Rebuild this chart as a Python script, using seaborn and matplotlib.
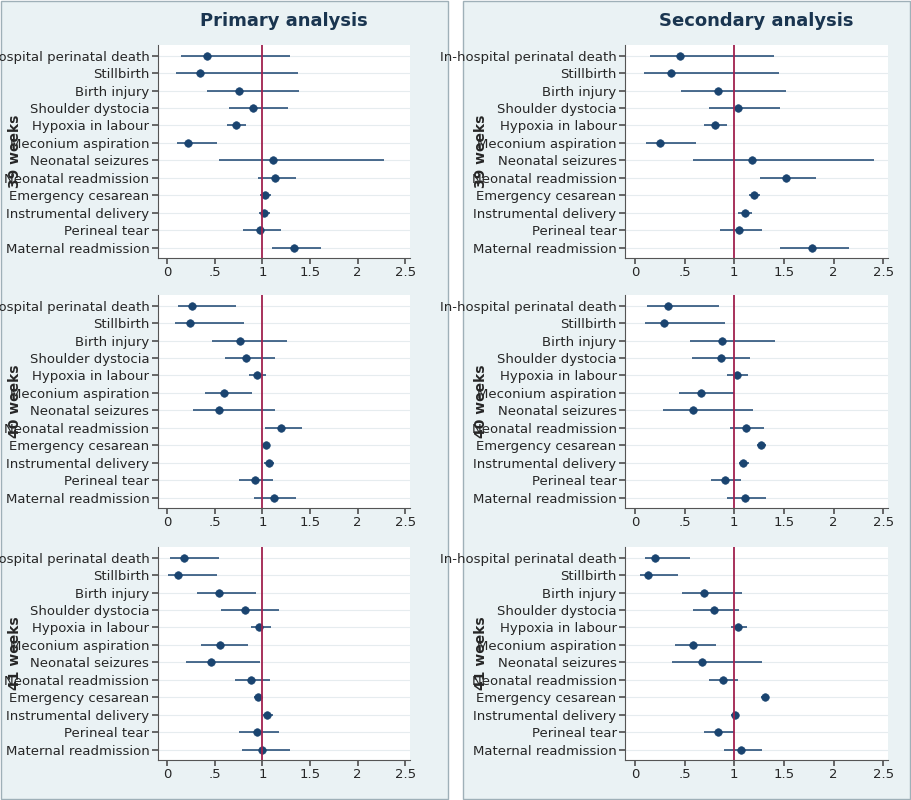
import numpy as np
import pandas as pd
import matplotlib
matplotlib.use("Agg")
import matplotlib.pyplot as plt
from matplotlib.patches import Rectangle
import seaborn as sns

outcomes = ["In-hospital perinatal death", "Stillbirth", "Birth injury", "Shoulder dystocia",
            "Hypoxia in labour", "Meconium aspiration", "Neonatal seizures", "Neonatal readmission",
            "Emergency cesarean", "Instrumental delivery", "Perineal tear", "Maternal readmission"]

# primary analysis
p39_est = [0.42, 0.34, 0.76, 0.90, 0.72, 0.22, 1.11, 1.13, 1.03, 1.02, 0.98, 1.33]
p39_lo = [0.15, 0.09, 0.42, 0.65, 0.63, 0.10, 0.55, 0.95, 0.98, 0.96, 0.80, 1.10]
p39_hi = [1.29, 1.37, 1.39, 1.27, 0.83, 0.52, 2.28, 1.35, 1.09, 1.08, 1.20, 1.62]
p40_est = [0.26, 0.24, 0.77, 0.83, 0.94, 0.60, 0.54, 1.20, 1.04, 1.07, 0.92, 1.12]
p40_lo = [0.11, 0.08, 0.47, 0.61, 0.86, 0.40, 0.27, 1.03, 1.00, 1.02, 0.76, 0.91]
p40_hi = [0.72, 0.81, 1.26, 1.13, 1.04, 0.89, 1.13, 1.42, 1.08, 1.12, 1.11, 1.35]
p41_est = [0.18, 0.11, 0.55, 0.82, 0.97, 0.56, 0.46, 0.88, 0.95, 1.05, 0.94, 1.00]
p41_lo = [0.03, 0.01, 0.31, 0.57, 0.88, 0.36, 0.20, 0.71, 0.91, 1.01, 0.76, 0.79]
p41_hi = [0.54, 0.52, 0.93, 1.18, 1.09, 0.85, 0.98, 1.08, 1.00, 1.11, 1.17, 1.29]

# secondary analysis
s39_est = [0.45, 0.36, 0.84, 1.04, 0.81, 0.25, 1.18, 1.52, 1.20, 1.11, 1.05, 1.78]
s39_lo = [0.15, 0.09, 0.46, 0.75, 0.70, 0.11, 0.58, 1.26, 1.15, 1.04, 0.86, 1.46]
s39_hi = [1.40, 1.45, 1.52, 1.46, 0.93, 0.62, 2.41, 1.82, 1.26, 1.18, 1.28, 2.16]
s40_est = [0.33, 0.29, 0.88, 0.87, 1.03, 0.67, 0.58, 1.12, 1.27, 1.09, 0.91, 1.11]
s40_lo = [0.12, 0.10, 0.55, 0.57, 0.93, 0.44, 0.28, 0.96, 1.23, 1.05, 0.77, 0.93]
s40_hi = [0.85, 0.91, 1.41, 1.16, 1.14, 1.00, 1.19, 1.30, 1.32, 1.15, 1.07, 1.32]
s41_est = [0.20, 0.13, 0.70, 0.80, 1.04, 0.58, 0.68, 0.89, 1.31, 1.01, 0.84, 1.07]
s41_lo = [0.10, 0.05, 0.47, 0.59, 0.97, 0.40, 0.37, 0.75, 1.27, 0.97, 0.70, 0.90]
s41_hi = [0.55, 0.43, 1.08, 1.05, 1.13, 0.82, 1.28, 1.04, 1.35, 1.05, 1.00, 1.28]

weeks = ["39 weeks", "40 weeks", "41 weeks"]
titles = ["Primary analysis", "Secondary analysis"]
panels = [[(p39_est, p39_lo, p39_hi), (s39_est, s39_lo, s39_hi)],
          [(p40_est, p40_lo, p40_hi), (s40_est, s40_lo, s40_hi)],
          [(p41_est, p41_lo, p41_hi), (s41_est, s41_lo, s41_hi)]]

sns.set_theme(style="white")
plt.rcParams['font.family'] = ['DejaVu Sans']

fig = plt.figure(figsize=(9.11, 8.0), dpi=100, facecolor="white")
bg = "#eaf2f4"
fig.patches.append(Rectangle((0.001, 0.001), 0.491, 0.998, transform=fig.transFigure,
                             facecolor=bg, edgecolor="#9fb0b8", lw=1, zorder=-10))
fig.patches.append(Rectangle((0.508, 0.001), 0.491, 0.998, transform=fig.transFigure,
                             facecolor=bg, edgecolor="#9fb0b8", lw=1, zorder=-10))

col_left = [0.173, 0.686]
col_w = [0.277, 0.289]
row_bottom = [0.6775, 0.365, 0.05]
row_h = 0.266
navy = "#1a4470"

for r in range(3):
    for c in range(2):
        est, lo, hi = panels[r][c]
        ax = fig.add_axes([col_left[c], row_bottom[r], col_w[c], row_h])
        ax.set_zorder(1)
        ax.set_facecolor("white")
        df = pd.DataFrame({"outcome": outcomes, "y": np.arange(len(outcomes)),
                           "est": est, "lo": lo, "hi": hi})
        for yv in df["y"]:
            ax.axhline(yv, color="#e6ecef", lw=0.8, zorder=0)
        ax.hlines(df["y"], df["lo"], df["hi"], color=navy, lw=1.1, zorder=2)
        sns.scatterplot(data=df, x="est", y="y", ax=ax, color=navy, s=30,
                        edgecolor=navy, zorder=3, legend=False)
        ax.axvline(1, color="#a0214e", lw=1.3, zorder=4)
        ax.set_xlim(-0.1, 2.55)
        ax.set_ylim(len(outcomes) - 0.4, -0.6)
        ax.set_xticks([0, 0.5, 1, 1.5, 2, 2.5])
        ax.set_xticklabels(["0", ".5", "1", "1.5", "2", "2.5"], fontsize=9.5)
        ax.set_yticks(df["y"])
        ax.set_yticklabels(outcomes, fontsize=9.5)
        ax.tick_params(axis="both", length=4, color="#555555", left=True, bottom=True, pad=2)
        ax.set_xlabel("")
        ax.set_ylabel("")
        for side in ["top", "right"]:
            ax.spines[side].set_visible(False)
        for side in ["left", "bottom"]:
            ax.spines[side].set_color("#555555")
            ax.spines[side].set_linewidth(0.8)
        if r == 0:
            ax.set_title(titles[c], fontsize=13, fontweight="bold", color="#1a3550", pad=14)
        fig.text(0.017 + 0.511 * c, row_bottom[r] + row_h / 2, weeks[r], rotation=90,
                 ha="center", va="center", fontsize=10, fontweight="bold")

fig.savefig("out.png", dpi=100, facecolor="white")
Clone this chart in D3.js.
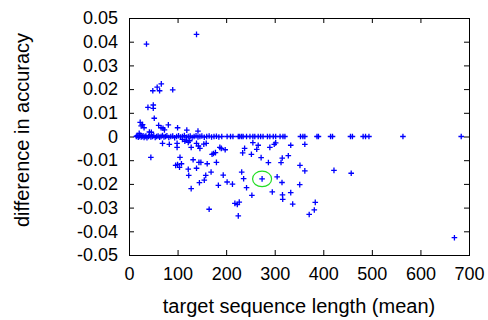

= Task statement =
Repeat every record precisely. Any picture among them stays out of the copy.

= The reply =
Rebuild this chart as a Python script, using seaborn and matplotlib.
import numpy as np
import pandas as pd
import matplotlib
matplotlib.use("Agg")
import matplotlib.pyplot as plt
from matplotlib.patches import Rectangle
import seaborn as sns

outcomes = ["In-hospital perinatal death", "Stillbirth", "Birth injury", "Shoulder dystocia",
            "Hypoxia in labour", "Meconium aspiration", "Neonatal seizures", "Neonatal readmission",
            "Emergency cesarean", "Instrumental delivery", "Perineal tear", "Maternal readmission"]

# primary analysis
p39_est = [0.42, 0.34, 0.76, 0.90, 0.72, 0.22, 1.11, 1.13, 1.03, 1.02, 0.98, 1.33]
p39_lo = [0.15, 0.09, 0.42, 0.65, 0.63, 0.10, 0.55, 0.95, 0.98, 0.96, 0.80, 1.10]
p39_hi = [1.29, 1.37, 1.39, 1.27, 0.83, 0.52, 2.28, 1.35, 1.09, 1.08, 1.20, 1.62]
p40_est = [0.26, 0.24, 0.77, 0.83, 0.94, 0.60, 0.54, 1.20, 1.04, 1.07, 0.92, 1.12]
p40_lo = [0.11, 0.08, 0.47, 0.61, 0.86, 0.40, 0.27, 1.03, 1.00, 1.02, 0.76, 0.91]
p40_hi = [0.72, 0.81, 1.26, 1.13, 1.04, 0.89, 1.13, 1.42, 1.08, 1.12, 1.11, 1.35]
p41_est = [0.18, 0.11, 0.55, 0.82, 0.97, 0.56, 0.46, 0.88, 0.95, 1.05, 0.94, 1.00]
p41_lo = [0.03, 0.01, 0.31, 0.57, 0.88, 0.36, 0.20, 0.71, 0.91, 1.01, 0.76, 0.79]
p41_hi = [0.54, 0.52, 0.93, 1.18, 1.09, 0.85, 0.98, 1.08, 1.00, 1.11, 1.17, 1.29]

# secondary analysis
s39_est = [0.45, 0.36, 0.84, 1.04, 0.81, 0.25, 1.18, 1.52, 1.20, 1.11, 1.05, 1.78]
s39_lo = [0.15, 0.09, 0.46, 0.75, 0.70, 0.11, 0.58, 1.26, 1.15, 1.04, 0.86, 1.46]
s39_hi = [1.40, 1.45, 1.52, 1.46, 0.93, 0.62, 2.41, 1.82, 1.26, 1.18, 1.28, 2.16]
s40_est = [0.33, 0.29, 0.88, 0.87, 1.03, 0.67, 0.58, 1.12, 1.27, 1.09, 0.91, 1.11]
s40_lo = [0.12, 0.10, 0.55, 0.57, 0.93, 0.44, 0.28, 0.96, 1.23, 1.05, 0.77, 0.93]
s40_hi = [0.85, 0.91, 1.41, 1.16, 1.14, 1.00, 1.19, 1.30, 1.32, 1.15, 1.07, 1.32]
s41_est = [0.20, 0.13, 0.70, 0.80, 1.04, 0.58, 0.68, 0.89, 1.31, 1.01, 0.84, 1.07]
s41_lo = [0.10, 0.05, 0.47, 0.59, 0.97, 0.40, 0.37, 0.75, 1.27, 0.97, 0.70, 0.90]
s41_hi = [0.55, 0.43, 1.08, 1.05, 1.13, 0.82, 1.28, 1.04, 1.35, 1.05, 1.00, 1.28]

weeks = ["39 weeks", "40 weeks", "41 weeks"]
titles = ["Primary analysis", "Secondary analysis"]
panels = [[(p39_est, p39_lo, p39_hi), (s39_est, s39_lo, s39_hi)],
          [(p40_est, p40_lo, p40_hi), (s40_est, s40_lo, s40_hi)],
          [(p41_est, p41_lo, p41_hi), (s41_est, s41_lo, s41_hi)]]

sns.set_theme(style="white")
plt.rcParams['font.family'] = ['DejaVu Sans']

fig = plt.figure(figsize=(9.11, 8.0), dpi=100, facecolor="white")
bg = "#eaf2f4"
fig.patches.append(Rectangle((0.001, 0.001), 0.491, 0.998, transform=fig.transFigure,
                             facecolor=bg, edgecolor="#9fb0b8", lw=1, zorder=-10))
fig.patches.append(Rectangle((0.508, 0.001), 0.491, 0.998, transform=fig.transFigure,
                             facecolor=bg, edgecolor="#9fb0b8", lw=1, zorder=-10))

col_left = [0.173, 0.686]
col_w = [0.277, 0.289]
row_bottom = [0.6775, 0.365, 0.05]
row_h = 0.266
navy = "#1a4470"

for r in range(3):
    for c in range(2):
        est, lo, hi = panels[r][c]
        ax = fig.add_axes([col_left[c], row_bottom[r], col_w[c], row_h])
        ax.set_zorder(1)
        ax.set_facecolor("white")
        df = pd.DataFrame({"outcome": outcomes, "y": np.arange(len(outcomes)),
                           "est": est, "lo": lo, "hi": hi})
        for yv in df["y"]:
            ax.axhline(yv, color="#e6ecef", lw=0.8, zorder=0)
        ax.hlines(df["y"], df["lo"], df["hi"], color=navy, lw=1.1, zorder=2)
        sns.scatterplot(data=df, x="est", y="y", ax=ax, color=navy, s=30,
                        edgecolor=navy, zorder=3, legend=False)
        ax.axvline(1, color="#a0214e", lw=1.3, zorder=4)
        ax.set_xlim(-0.1, 2.55)
        ax.set_ylim(len(outcomes) - 0.4, -0.6)
        ax.set_xticks([0, 0.5, 1, 1.5, 2, 2.5])
        ax.set_xticklabels(["0", ".5", "1", "1.5", "2", "2.5"], fontsize=9.5)
        ax.set_yticks(df["y"])
        ax.set_yticklabels(outcomes, fontsize=9.5)
        ax.tick_params(axis="both", length=4, color="#555555", left=True, bottom=True, pad=2)
        ax.set_xlabel("")
        ax.set_ylabel("")
        for side in ["top", "right"]:
            ax.spines[side].set_visible(False)
        for side in ["left", "bottom"]:
            ax.spines[side].set_color("#555555")
            ax.spines[side].set_linewidth(0.8)
        if r == 0:
            ax.set_title(titles[c], fontsize=13, fontweight="bold", color="#1a3550", pad=14)
        fig.text(0.017 + 0.511 * c, row_bottom[r] + row_h / 2, weeks[r], rotation=90,
                 ha="center", va="center", fontsize=10, fontweight="bold")

fig.savefig("out.png", dpi=100, facecolor="white")
Clone this chart in D3.js.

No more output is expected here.